The rules, she explains, are deliberately simple and the idea is that “everybody and anybody” can have a go at writing one. Rule One: a Cairngorms Lyric must have 15 words – not syllables, as it’s easier for kids to count words. Why 15? “The 15 comes from when the park was established in 2003. There are five local authorities, five of Scotland’s ten highest mountains, and five of Scotland’s most iconic rivers flow out of it – so three times five is 15.”
“The second rule is that it has to include an element of nature in the park,” she continues, “and the third is that it needs to include one word of non-English origin, so Gaelic, Scots, Pictish... those languages are all there in the local place names and even if you use the word “loch” you have one. But the one word can be in any language, and we’re encouraging people to write the whole poem in their own language if they want to, partly just to push back against the dominance of English and partly to celebrate the linguistic heritage of the area and also the contemporary linguistic diversity.”
Glover, who lives in Kincraig, took up her writer in residence post at the start of the year, and in the last few months she has held writing workshops for adults and schoolchildren all over the Cairngorms National Park, from Aviemore to Tomintoul, under the banner Shared Stories: A Year in the Cairngorms. Her residency is co-funded by the Woodland Trust, the Cairngorms National Park Authority and Creative Scotland, and it allows her to spend 70 days doing education and outreach work and a further 30 days working on her own writing. One of the park’s priorities, she says, is strengthening people’s relationship with the natural environment, so, wherever possible, she’s been holding workshops in the open air, in Abernethy Forest, for example, or on the banks of the River Spey.
Of course, trying to quantify the outcomes of projects like this is a more-or-less impossible task: “After attending this workshop, would you say you felt your relationship with the natural environment is a) stronger, b) weaker or c) about the same?” However, anecdotally at least, the workshops certainly seem to be popular, with some people even travelling from outside the park in order to attend.

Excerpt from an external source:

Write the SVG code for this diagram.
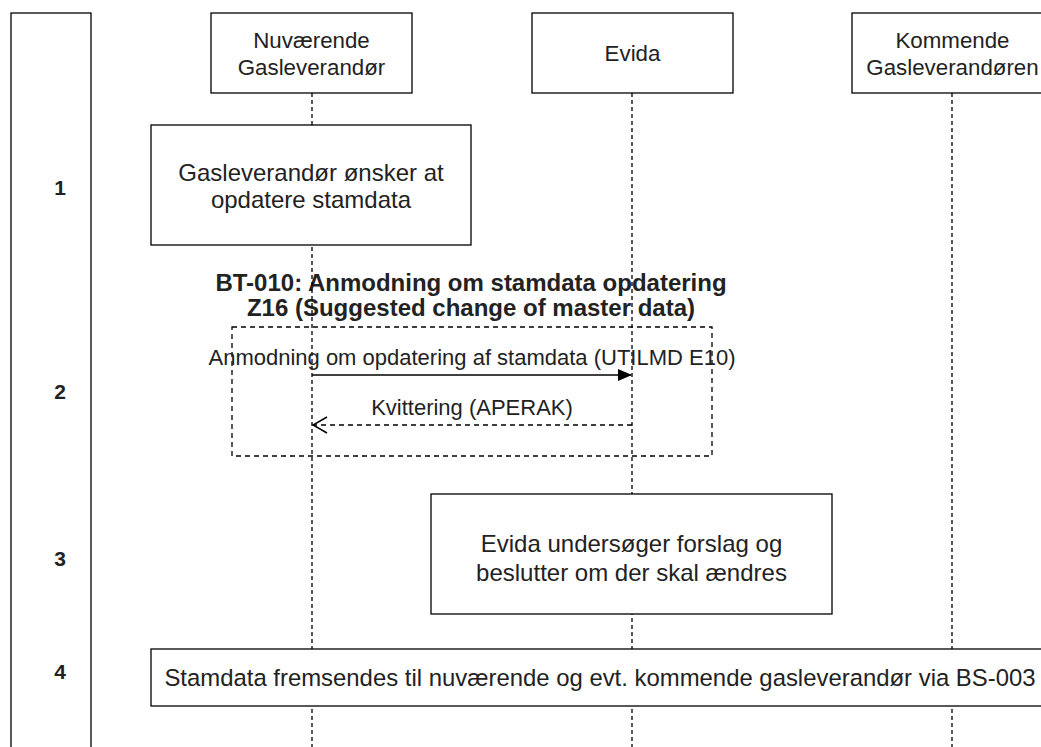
<svg xmlns="http://www.w3.org/2000/svg" width="1041" height="747" viewBox="0 0 1041 747">
<style>
.box{fill:#fff;stroke:#000;stroke-width:1.3}
.life{stroke:#000;stroke-width:1.3;stroke-dasharray:4 3;fill:none}
.frame{fill:none;stroke:#000;stroke-width:1.3;stroke-dasharray:5 4}
.t{font-family:"Liberation Sans",Arial,sans-serif;font-size:22.3px;fill:#222;text-anchor:middle;dominant-baseline:central}
.tb{font-family:"Liberation Sans",Arial,sans-serif;font-size:24px;font-weight:bold;fill:#222;text-anchor:middle;dominant-baseline:central}
.big{font-size:24px}
.lbl{font-size:22px}
.wide{font-size:23.9px}
.num{font-family:"Liberation Sans",Arial,sans-serif;font-size:21px;font-weight:bold;fill:#222;text-anchor:middle;dominant-baseline:central}
.msg{stroke:#000;stroke-width:1.5;fill:none}
.msgd{stroke:#000;stroke-width:1.3;fill:none;stroke-dasharray:5 4}
</style>
<defs>
<marker id="filled" markerWidth="14" markerHeight="12" refX="13" refY="6" orient="auto" markerUnits="userSpaceOnUse">
<path d="M0,0 L14,6 L0,12 Z" fill="#000"/>
</marker>
<marker id="open" markerWidth="16" markerHeight="18" refX="15" refY="9" orient="auto" markerUnits="userSpaceOnUse">
<path d="M1,1 L15,9 L1,17" fill="none" stroke="#000" stroke-width="1.5"/>
</marker>
</defs>
<rect width="1041" height="747" fill="#fff"/>

<g id="phase-column">
<rect class="box" x="11" y="13" width="80" height="800"/>
<text class="num" x="60" y="187">1</text>
<text class="num" x="60" y="391">2</text>
<text class="num" x="60" y="558">3</text>
<text class="num" x="60" y="671">4</text>
</g>

<g id="title">
<text class="tb" x="471" y="282">BT-010: Anmodning om stamdata opdatering</text>
<text class="tb" x="471" y="307">Z16 (Suggested change of master data)</text>
</g>

<g id="lifelines">
<line class="life" x1="312" y1="93" x2="312" y2="747"/>
<line class="life" x1="632" y1="93" x2="632" y2="747"/>
<line class="life" x1="952" y1="93" x2="952" y2="747"/>
</g>

<g id="header-nuvaerende">
<rect class="box" x="211" y="13" width="201" height="80"/>
<text class="t" x="311.5" y="40">Nuværende</text>
<text class="t" x="311.5" y="67">Gasleverandør</text>
</g>
<g id="header-evida">
<rect class="box" x="532" y="13" width="201" height="80"/>
<text class="t" x="632.5" y="53">Evida</text>
</g>
<g id="header-kommende">
<rect class="box" x="852" y="13" width="201" height="80"/>
<text class="t" x="952.5" y="40">Kommende</text>
<text class="t" x="952.5" y="67">Gasleverandøren</text>
</g>

<g id="step1">
<rect class="box" x="151" y="125" width="320" height="120"/>
<text class="t big" x="311" y="172">Gasleverandør ønsker at</text>
<text class="t big" x="311" y="199">opdatere stamdata</text>
</g>

<g id="frame">
<rect class="frame" x="232" y="327" width="480" height="129"/>
</g>

<g id="connectors">
<line class="msg" x1="312" y1="375" x2="631" y2="375" marker-end="url(#filled)"/>
<line class="msgd" x1="632" y1="425" x2="313" y2="425" marker-end="url(#open)"/>
<text class="t lbl" x="472" y="357">Anmodning om opdatering af stamdata (UTILMD E10)</text>
<text class="t lbl" x="472" y="407">Kvittering (APERAK)</text>
</g>

<g id="step3">
<rect class="box" x="431" y="494" width="401" height="120"/>
<text class="t big" x="631.5" y="543">Evida undersøger forslag og</text>
<text class="t big" x="631.5" y="572">beslutter om der skal ændres</text>
</g>

<g id="step4">
<rect class="box" x="151" y="649" width="900" height="57"/>
<text class="t wide" x="600" y="677">Stamdata fremsendes til nuværende og evt. kommende gasleverandør via BS-003</text>
</g>
</svg>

My favourite story, however – and a great advertisement for the power of the Cairngorms Lyric as a literary leveller – involves a workshop Glover ran in a primary school.
“In one of the workshops I do in schools I start with this activity of getting the kids to put themselves on the spectrum in terms of how much they like being outside and how they feel about writing,” she says. “I tell them, ‘if you love writing go to that end of the room, if you hate writing go down that end.’
“So at one school there was one wee boy who was all the way down the far end for loving being outside, but then for writing he went all the way to the other end, shot out the door, went all the way down the corridor and he would’ve been down the fire escape if it hadn’t been for his teacher running after him and getting him back in. But he ended up just churning out Cairngorms Lyrics at the workshop and really having a fun time. He just couldn’t contain himself by the end, writing all these lyrics and desperately wanting to read them all out.”
At the end of her residency, Glover is hoping to publish a book of writing by the people who have attended her workshops, both poetry and prose, and she is planning to use her 30 days of dedicated writing time to work on her own poetry. In terms of a lasting legacy, though, look no further than the Cairngorms Lyric, which, you can’t help feeling, could be around for some time to come.